Que, en razón de lo expuesto y atendiendo a que el dr Gollan reúne en plenitud los requisitos establecidos en los artículos 71 y 148 de la Constitución de la provincia, corresponde proceder con su designación como Ministro Secretario de Salud”.
En palabras menos rebuscadas, lo que está firmando Kicillof es un decreto por el cual un jefe del Poder Ejecutivo ordena que un fallo de la justicia es inválido simplemente porque él ha determinado que se trata de una persecución política basándose en una teoría sociológica o filosófica inverificable en términos jurídicos.
Con este antecedente se acabó la Justicia en la Argentina en tanto poder independiente, ya que sus fallos y disposiciones pueden ser refutados por el simple decreto de cualquier político con un cargo ejecutivo.
Se trata, claro está, de un intento para comenzar el proceso de liberación, del modo en que sea, de todos los procesados o detenidos por corrupción durante el gobierno kirchnerista. Pero una cosa, aunque horrible, es un indulto, una amnistía o una reforma judicial. Y otra infinitamente peor institucionalmente hablando, es tomar la ley por mano propia y determinar la muerte de la Justicia en nombre de la más cruda razón de Estado disfrazada de proceso revolucionario. Una clara actitud ni siquiera autoritaria, sino más bien totalitaria.

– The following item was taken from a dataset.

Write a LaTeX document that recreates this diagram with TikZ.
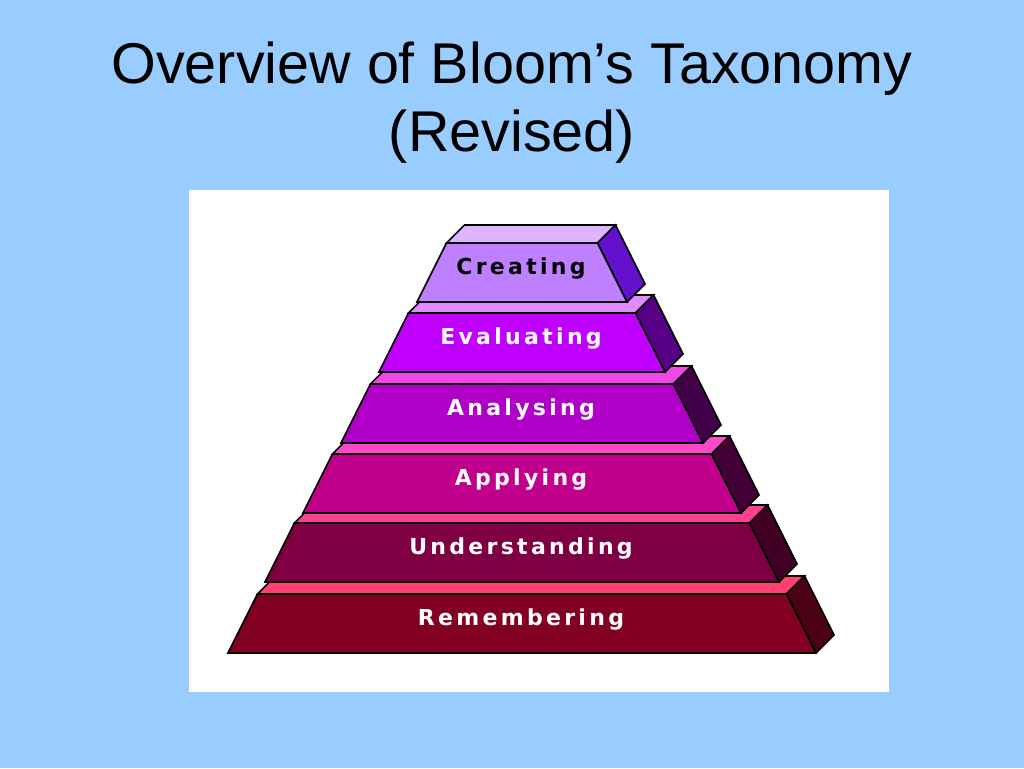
\documentclass[tikz,border=0pt]{standalone}
\usepackage{fontspec}
\setmainfont{Liberation Sans}
\newfontfamily\pixfont[LetterSpace=15]{DejaVu Sans Bold}
\usetikzlibrary{calc}
\definecolor{bgblue}{HTML}{99CCFF}
\definecolor{crF}{HTML}{BF80FF}\definecolor{crS}{HTML}{DDB4FF}\definecolor{crD}{HTML}{6410CC}
\definecolor{evF}{HTML}{C000FF}\definecolor{evS}{HTML}{E08CFF}\definecolor{evD}{HTML}{560088}
\definecolor{anF}{HTML}{B000C8}\definecolor{anS}{HTML}{F048E8}\definecolor{anD}{HTML}{42004A}
\definecolor{apF}{HTML}{C0008C}\definecolor{apS}{HTML}{FF48C8}\definecolor{apD}{HTML}{420034}
\definecolor{unF}{HTML}{7E0042}\definecolor{unS}{HTML}{FF4090}\definecolor{unD}{HTML}{420024}
\definecolor{reF}{HTML}{820022}\definecolor{reS}{HTML}{FF4070}\definecolor{reD}{HTML}{4C0014}
\tikzset{
  edge/.style={draw=black, line width=1.6pt, line join=miter},
  lvltext/.style={font=\pixfont\fontsize{22}{24}\selectfont, inner sep=0pt, anchor=center},
  titletext/.style={font=\fontsize{57.5}{67}\selectfont, anchor=base, inner sep=0pt}
}
\newcommand\pyrlayer[8]{%
  \pgfmathsetmacro\bl{522-#2}\pgfmathsetmacro\br{522+#2}%
  \pgfmathsetmacro\tl{522-#2+29.5}\pgfmathsetmacro\tr{522+#2-29.5}%
  \pgfmathsetmacro\ty{#1-59}%
  \pgfmathsetmacro\my{#1-33}%
  \draw[edge, fill=#4] (\tl,\ty) -- (\tr,\ty) -- ($(\tr,\ty)+(18,-18)$) -- ($(\tl,\ty)+(18,-18)$) -- cycle;
  \draw[edge, fill=#5] (\tr,\ty) -- ($(\tr,\ty)+(18,-18)$) -- ($(\br,#1)+(18,-18)$) -- (\br,#1) -- cycle;
  \draw[edge, fill=#3] (\bl,#1) -- (\br,#1) -- (\tr,\ty) -- (\tl,\ty) -- cycle;
  \node[lvltext, text=#7] (#8) at (521,\my) {#6};
}
\begin{document}
\begin{tikzpicture}[x=1pt, y=-1pt]
\fill[bgblue] (0,0) rectangle (1024,768);
\useasboundingbox (0,0) rectangle (1024,768);
\node[titletext] (title1) at (512,83) {Overview of Bloom’s Taxonomy};
\node[titletext] (title2) at (512,151) {(Revised)};
\fill[white] (189,190) rectangle (889,692);
\pyrlayer{653}{294}{reF}{reS}{reD}{Remembering}{white}{remembering}
\pyrlayer{582}{257}{unF}{unS}{unD}{Understanding}{white}{understanding}
\pyrlayer{513}{219}{apF}{apS}{apD}{Applying}{white}{applying}
\pyrlayer{443}{181}{anF}{anS}{anD}{Analysing}{white}{analysing}
\pyrlayer{372}{143}{evF}{evS}{evD}{Evaluating}{white}{evaluating}
\pyrlayer{302}{105}{crF}{crS}{crD}{Creating}{black}{creating}
\end{tikzpicture}
\end{document}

He aquí entonces la doble realidad en la que deberá estar navegando Alberto Fernández: entre la racionalidad que le dicta la realidad que una parte de él desearía seguir y el delirio que le pretenden imponer desde el sector más fundamentalista de su coalición de gobierno. De quien se imponga dependerá algo más que el destino del gobierno, lo que dependerá es el destino del país de los argentinos.